GRUE VIDE-FOSSÉS DOUBLE
23D’après Léonard de Vinci, Manuscrit B, fo 49vo
Emploi
24Enlever le matériau lors de l’excavation et de la manutention des canaux.
Moteur
25Treuil.
Description
26La grue est conçue de la même manière que celles dessinée au recto du même folio. Elle en diffère essentiellement par ses deux arbres de charge opposés qui, actionnés au moyen du même treuil, fonctionnent alternativement : l’un charge et l’autre décharge. La grue est montée sur un marchepied rotatif qui est tourné manuellement au moyen de poignées placées le long de la circonférence du marchepied. Un treuil est combiné à la grue pour la déplacer. Deux caissons sont placés sur le marchepied, à la base des montants qui soutiennent les bras des deux grues : ils lestent la machine et la rendent plus stable pendant le levage des charges.

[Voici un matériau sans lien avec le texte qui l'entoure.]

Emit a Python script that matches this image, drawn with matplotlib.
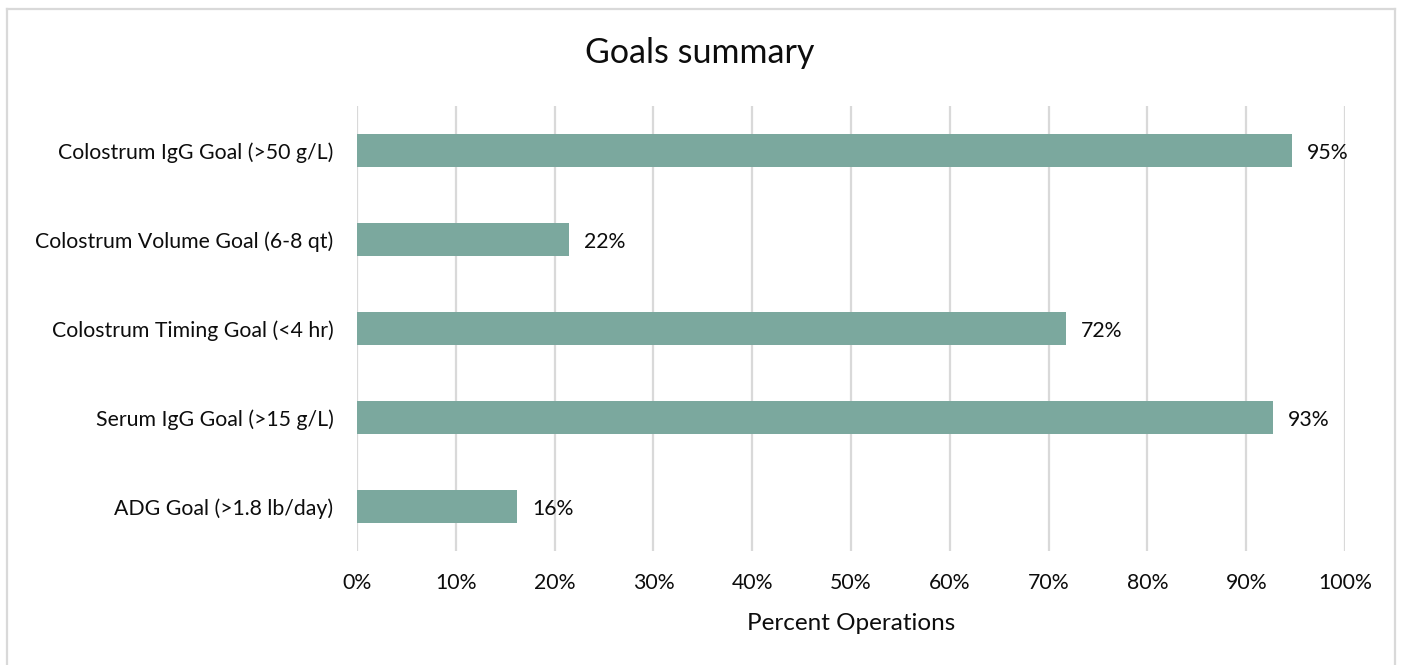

Problèmes d’interprétation
27Dimensions : Léonard de Vinci ne fournit aucune mesure mais si l’on prend le treuil – qui doit être actionné à la main – comme référence, on peut imaginer que son axe de rotation se trouve à environ 1,5 mètres du marchepied. En se fondant sur cette hypothèse, on peut déduire que la hauteur totale de la grue devait être de 5 à 6 mètres, pour une portée d’environ 3 mètres.
28Reconstitution : la base rotative, qui ne possède que quatre roues, n’est pas très claire. Dans le modèle à bras unique (Manuscrit B, fo 49ro), la grue avait une base beaucoup plus solide, malgré la charge qui devait être moindre. On ne comprend pas bien non plus comment les essieux des roues peuvent se croiser en étant à la même hauteur : dans la reconstitution, les essieux ont été placés à des niveaux différents, ce qui change en conséquence le rayon des roues relatives.
GRUE À FLÈCHE DOUBLE
29D’après Léonard de Vinci, Codex de Madrid I, fo 96ro.
Emploi
30Charge et décharge de matériaux dans les canaux et dans les ports.
Moteur
31De la manière dont Léonard de Vinci la représente, la grue semble être actionnée à la main. Le système de réduction de la force consiste en une poulie mobile, mais la grue peut être facilement dotée d’un treuil.
Description
32Il s’agit de deux grues parallèles autonomes dotées de bras horizontaux capables chacun de tourner autour de son propre axe vertical. La structure est renforcée par des contrevents.
Problèmes d’interprétation
33Dimensions : aucun détail ne nous permet de connaître les dimensions de la machine. D’après le dessin, le rapport entre le diamètre de la poulie et la portée de la grue est de 1 à 15. Si l’on émet l’hypothèse, donc, que la poulie possède un diamètre de 30 cm, la portée de la grue sera de 4,5 mètres.
34Reconstitution : les deux grues respectent les mêmes dimensions et peuvent donc tourner de manière parallèle ou divergente. Elle ne peuvent pas se croiser.